What Falls Under This Job on Paper

  • Running pasteurizers, cream separators, and churns through each production cycle
  • Pulling and testing samples for fat content, moisture, and temperature
  • Adjusting churn timing based on how the cream is behaving that day
  • Handing off finished batches to the packaging line without delays
  • Logging production numbers and flagging anything unusual to a supervisor
  • Cleaning and sanitizing equipment between runs, not just at the end of shift

The Machines You'll Actually Be Standing Next To

Cream separators, batch or continuous churns, pasteurizing units, and cold storage rooms make up most of the equipment on a butter production line. Thermometers and lactometers get used constantly — not as formalities, but because fat percentage and temperature genuinely determine whether a batch passes. Packaging areas include weighing scales and sealing machines, which most operators pick up naturally after a few weeks of observing the line.

Who Gets Hired for This — And What Helps on Paper

An ITI in a relevant trade helps, as does a diploma tied to dairy technology or mechanical maintenance. That said, plenty of units take on freshers who've never touched a churn before, as long as they're comfortable around machinery and don't need everything explained twice. What actually separates a good hire from a mediocre one usually isn't the certificate — it's whether they notice small things. A slightly off smell. A gauge reading that's drifted two degrees. That instinct tends to come from time on the floor, not from a classroom.

The Skills That Rarely Show Up on a Resume

Patience with repetitive tasks matters more than people expect. So does a steady hand around rotating parts — churns aren't dangerous if you respect them, but they aren't forgiving of carelessness either. Basic troubleshooting helps too: knowing when a machine needs a supervisor versus when a simple adjustment fixes the problem.

The Physical Side Nobody Mentions in Interviews

Expect to be on your feet most of the shift. Lifting cream cans, moving packaging crates, and working in cold storage areas are all part of the routine. Since dairy plants often run multiple shifts to keep up with daily processing volume, night shifts or rotating schedules aren't unusual for this kind of full-time position.

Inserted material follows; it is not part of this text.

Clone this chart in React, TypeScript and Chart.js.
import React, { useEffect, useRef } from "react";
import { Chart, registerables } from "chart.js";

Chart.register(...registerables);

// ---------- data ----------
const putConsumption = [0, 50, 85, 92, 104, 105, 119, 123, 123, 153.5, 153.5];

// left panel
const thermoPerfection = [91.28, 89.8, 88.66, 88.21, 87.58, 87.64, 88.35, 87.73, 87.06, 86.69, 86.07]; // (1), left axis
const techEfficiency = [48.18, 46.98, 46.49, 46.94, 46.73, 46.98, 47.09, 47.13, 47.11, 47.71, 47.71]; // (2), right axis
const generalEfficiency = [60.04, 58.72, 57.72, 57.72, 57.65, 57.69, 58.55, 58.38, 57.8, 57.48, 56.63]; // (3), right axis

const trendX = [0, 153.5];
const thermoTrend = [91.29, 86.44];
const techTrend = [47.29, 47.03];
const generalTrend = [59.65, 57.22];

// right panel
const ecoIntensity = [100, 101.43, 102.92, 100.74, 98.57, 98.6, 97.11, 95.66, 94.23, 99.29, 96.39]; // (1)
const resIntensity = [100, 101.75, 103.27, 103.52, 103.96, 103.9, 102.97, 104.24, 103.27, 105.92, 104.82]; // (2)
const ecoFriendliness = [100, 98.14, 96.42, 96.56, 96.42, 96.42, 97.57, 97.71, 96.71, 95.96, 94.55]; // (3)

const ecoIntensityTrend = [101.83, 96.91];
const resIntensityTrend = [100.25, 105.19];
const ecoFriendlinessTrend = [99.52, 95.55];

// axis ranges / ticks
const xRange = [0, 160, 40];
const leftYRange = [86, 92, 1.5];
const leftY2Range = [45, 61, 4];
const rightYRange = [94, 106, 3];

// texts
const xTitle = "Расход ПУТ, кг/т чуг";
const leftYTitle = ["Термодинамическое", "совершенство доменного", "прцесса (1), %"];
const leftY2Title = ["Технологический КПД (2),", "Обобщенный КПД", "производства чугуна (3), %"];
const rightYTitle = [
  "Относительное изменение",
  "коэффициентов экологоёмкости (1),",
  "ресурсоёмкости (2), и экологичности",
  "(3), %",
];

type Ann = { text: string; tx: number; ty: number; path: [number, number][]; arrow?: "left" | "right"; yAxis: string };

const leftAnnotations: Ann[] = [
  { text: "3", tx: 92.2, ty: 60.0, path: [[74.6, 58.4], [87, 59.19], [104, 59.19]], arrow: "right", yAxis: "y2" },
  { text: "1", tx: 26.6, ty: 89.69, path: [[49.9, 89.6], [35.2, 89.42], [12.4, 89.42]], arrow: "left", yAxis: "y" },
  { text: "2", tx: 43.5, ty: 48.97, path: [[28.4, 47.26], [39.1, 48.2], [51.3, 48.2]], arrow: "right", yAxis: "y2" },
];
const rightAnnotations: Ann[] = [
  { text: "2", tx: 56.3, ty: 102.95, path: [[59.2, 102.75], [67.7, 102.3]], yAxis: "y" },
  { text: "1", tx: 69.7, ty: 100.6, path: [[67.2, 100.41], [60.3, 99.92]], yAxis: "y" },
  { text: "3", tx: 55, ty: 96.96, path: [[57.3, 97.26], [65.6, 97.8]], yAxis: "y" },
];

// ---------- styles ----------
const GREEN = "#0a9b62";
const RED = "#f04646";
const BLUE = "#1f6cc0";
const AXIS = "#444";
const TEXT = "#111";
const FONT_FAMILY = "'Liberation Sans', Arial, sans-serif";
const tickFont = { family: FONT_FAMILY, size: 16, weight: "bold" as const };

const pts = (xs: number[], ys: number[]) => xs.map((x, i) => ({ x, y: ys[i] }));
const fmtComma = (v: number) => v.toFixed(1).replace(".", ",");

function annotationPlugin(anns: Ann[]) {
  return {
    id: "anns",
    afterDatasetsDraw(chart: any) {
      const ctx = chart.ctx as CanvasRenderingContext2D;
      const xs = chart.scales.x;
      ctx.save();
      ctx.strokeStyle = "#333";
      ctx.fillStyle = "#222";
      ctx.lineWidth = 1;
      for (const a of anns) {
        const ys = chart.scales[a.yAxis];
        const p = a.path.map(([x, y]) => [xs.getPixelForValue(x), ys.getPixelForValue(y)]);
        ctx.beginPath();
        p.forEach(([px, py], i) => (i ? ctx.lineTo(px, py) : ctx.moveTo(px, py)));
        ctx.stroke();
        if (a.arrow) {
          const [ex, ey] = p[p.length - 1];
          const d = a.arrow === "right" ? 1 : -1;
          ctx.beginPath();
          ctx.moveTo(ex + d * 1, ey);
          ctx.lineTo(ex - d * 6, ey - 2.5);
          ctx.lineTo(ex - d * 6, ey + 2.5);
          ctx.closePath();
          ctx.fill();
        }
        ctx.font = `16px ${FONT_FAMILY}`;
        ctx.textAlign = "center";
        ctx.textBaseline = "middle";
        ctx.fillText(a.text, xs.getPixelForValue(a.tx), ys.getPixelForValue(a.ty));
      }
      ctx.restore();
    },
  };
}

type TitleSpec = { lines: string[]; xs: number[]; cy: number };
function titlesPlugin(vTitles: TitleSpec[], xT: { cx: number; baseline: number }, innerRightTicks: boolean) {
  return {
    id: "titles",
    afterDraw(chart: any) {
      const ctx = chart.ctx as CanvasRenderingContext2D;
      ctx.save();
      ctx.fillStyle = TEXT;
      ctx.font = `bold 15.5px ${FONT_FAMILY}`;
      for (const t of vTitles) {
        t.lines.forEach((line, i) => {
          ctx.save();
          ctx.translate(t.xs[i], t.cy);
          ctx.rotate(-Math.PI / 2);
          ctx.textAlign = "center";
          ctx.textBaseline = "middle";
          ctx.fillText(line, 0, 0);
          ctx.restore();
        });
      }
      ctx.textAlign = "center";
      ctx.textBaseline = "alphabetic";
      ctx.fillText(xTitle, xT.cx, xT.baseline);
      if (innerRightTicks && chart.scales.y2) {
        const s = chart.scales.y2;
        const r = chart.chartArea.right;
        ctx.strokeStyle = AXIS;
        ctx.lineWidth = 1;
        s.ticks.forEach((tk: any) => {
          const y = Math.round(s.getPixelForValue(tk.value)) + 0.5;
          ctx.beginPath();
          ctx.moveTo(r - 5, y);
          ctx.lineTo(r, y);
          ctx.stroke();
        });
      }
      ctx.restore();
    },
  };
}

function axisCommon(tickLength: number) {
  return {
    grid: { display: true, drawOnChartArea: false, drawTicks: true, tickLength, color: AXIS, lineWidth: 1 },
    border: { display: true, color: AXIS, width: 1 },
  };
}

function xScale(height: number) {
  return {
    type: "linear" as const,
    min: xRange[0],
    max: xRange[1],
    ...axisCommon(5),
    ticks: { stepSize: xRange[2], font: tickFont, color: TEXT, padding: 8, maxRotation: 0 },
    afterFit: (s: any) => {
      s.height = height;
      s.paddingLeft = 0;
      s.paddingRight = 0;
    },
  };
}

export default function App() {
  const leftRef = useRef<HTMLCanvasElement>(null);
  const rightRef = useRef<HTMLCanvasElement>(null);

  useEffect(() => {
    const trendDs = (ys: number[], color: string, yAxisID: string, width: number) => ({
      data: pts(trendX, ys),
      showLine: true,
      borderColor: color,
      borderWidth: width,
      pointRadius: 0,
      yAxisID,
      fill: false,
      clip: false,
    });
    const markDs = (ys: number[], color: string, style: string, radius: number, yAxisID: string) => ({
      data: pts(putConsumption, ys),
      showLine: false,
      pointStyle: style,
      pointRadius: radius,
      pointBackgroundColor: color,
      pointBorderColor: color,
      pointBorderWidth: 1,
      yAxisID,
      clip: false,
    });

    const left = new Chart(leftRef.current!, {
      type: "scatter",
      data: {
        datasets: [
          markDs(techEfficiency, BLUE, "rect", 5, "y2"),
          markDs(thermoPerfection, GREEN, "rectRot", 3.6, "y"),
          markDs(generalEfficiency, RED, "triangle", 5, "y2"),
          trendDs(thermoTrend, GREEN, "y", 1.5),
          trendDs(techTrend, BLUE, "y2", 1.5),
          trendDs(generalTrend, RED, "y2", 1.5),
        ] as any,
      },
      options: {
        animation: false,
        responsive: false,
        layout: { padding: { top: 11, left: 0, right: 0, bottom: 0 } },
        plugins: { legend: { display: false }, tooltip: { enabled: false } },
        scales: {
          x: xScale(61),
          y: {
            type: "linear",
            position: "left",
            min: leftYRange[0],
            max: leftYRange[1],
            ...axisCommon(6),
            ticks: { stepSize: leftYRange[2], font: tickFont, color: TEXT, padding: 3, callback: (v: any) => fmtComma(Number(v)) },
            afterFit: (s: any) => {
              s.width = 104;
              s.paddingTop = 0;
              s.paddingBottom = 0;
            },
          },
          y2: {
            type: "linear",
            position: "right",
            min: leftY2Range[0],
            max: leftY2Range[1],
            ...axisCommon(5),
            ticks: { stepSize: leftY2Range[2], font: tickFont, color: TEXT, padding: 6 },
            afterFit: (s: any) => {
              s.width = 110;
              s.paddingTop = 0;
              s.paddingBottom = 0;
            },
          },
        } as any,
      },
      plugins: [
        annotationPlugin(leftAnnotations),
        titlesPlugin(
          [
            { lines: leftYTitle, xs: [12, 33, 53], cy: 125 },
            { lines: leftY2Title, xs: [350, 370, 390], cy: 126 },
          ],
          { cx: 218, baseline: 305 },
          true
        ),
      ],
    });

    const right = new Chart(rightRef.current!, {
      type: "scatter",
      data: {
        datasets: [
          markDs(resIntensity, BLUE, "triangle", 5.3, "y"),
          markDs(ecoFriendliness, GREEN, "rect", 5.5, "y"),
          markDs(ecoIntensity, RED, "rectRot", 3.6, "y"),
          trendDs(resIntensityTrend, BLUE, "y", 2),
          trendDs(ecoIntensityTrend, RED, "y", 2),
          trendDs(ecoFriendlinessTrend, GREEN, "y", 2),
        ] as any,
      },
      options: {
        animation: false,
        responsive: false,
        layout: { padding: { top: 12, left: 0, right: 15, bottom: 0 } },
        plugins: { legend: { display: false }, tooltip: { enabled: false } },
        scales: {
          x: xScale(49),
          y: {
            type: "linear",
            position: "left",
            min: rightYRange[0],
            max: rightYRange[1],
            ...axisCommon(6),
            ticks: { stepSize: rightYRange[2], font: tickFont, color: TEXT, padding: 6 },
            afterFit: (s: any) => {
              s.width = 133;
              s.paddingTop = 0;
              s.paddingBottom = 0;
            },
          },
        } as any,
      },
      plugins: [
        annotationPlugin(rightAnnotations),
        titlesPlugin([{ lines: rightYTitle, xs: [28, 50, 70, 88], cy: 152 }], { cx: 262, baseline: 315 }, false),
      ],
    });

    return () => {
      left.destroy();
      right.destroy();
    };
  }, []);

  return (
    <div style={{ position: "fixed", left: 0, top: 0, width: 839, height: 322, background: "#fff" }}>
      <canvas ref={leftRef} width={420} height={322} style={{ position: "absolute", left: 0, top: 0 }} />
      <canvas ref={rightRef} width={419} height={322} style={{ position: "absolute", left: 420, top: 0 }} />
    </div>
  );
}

Keeping the Floor Safe Without Slowing Everything Down

Hygiene rules in a dairy plant aren't optional, and they shouldn't be treated as paperwork either. Hairnets, gloves, aprons, and slip-resistant footwear are standard, mostly because wet floors near churns and washing stations are a real hazard. Machines get locked out before anyone reaches in to clean or service them — a rule that exists because someone, somewhere, learned it the hard way.

Where New Operators Usually Struggle at First

The learning curve isn't about intelligence — it's about rhythm. Getting used to shift timing, adjusting to cream that behaves differently with the seasons, and staying alert during the slower stretches of a shift all take a few weeks to settle into. Most people who stick around past the first month find their footing.

Where This Role Can Lead Over Time

Operators who consistently catch problems early and understand the full process — not just their one station — often move toward senior operator roles, shift supervision, or quality control positions within the same unit. It's not a fast track, but it's a realistic one, and it doesn't require starting over in a different field.

Pay and What Might Come With It

This position pays ₹31,800 a month and is offered as full-time work in Alwar, Rajasthan. Some units add extras on top of base pay — overtime, PF, ESI, a bonus during festival season, uniforms, or transport support — though what's actually offered depends on the specific employer and shouldn't be assumed going in.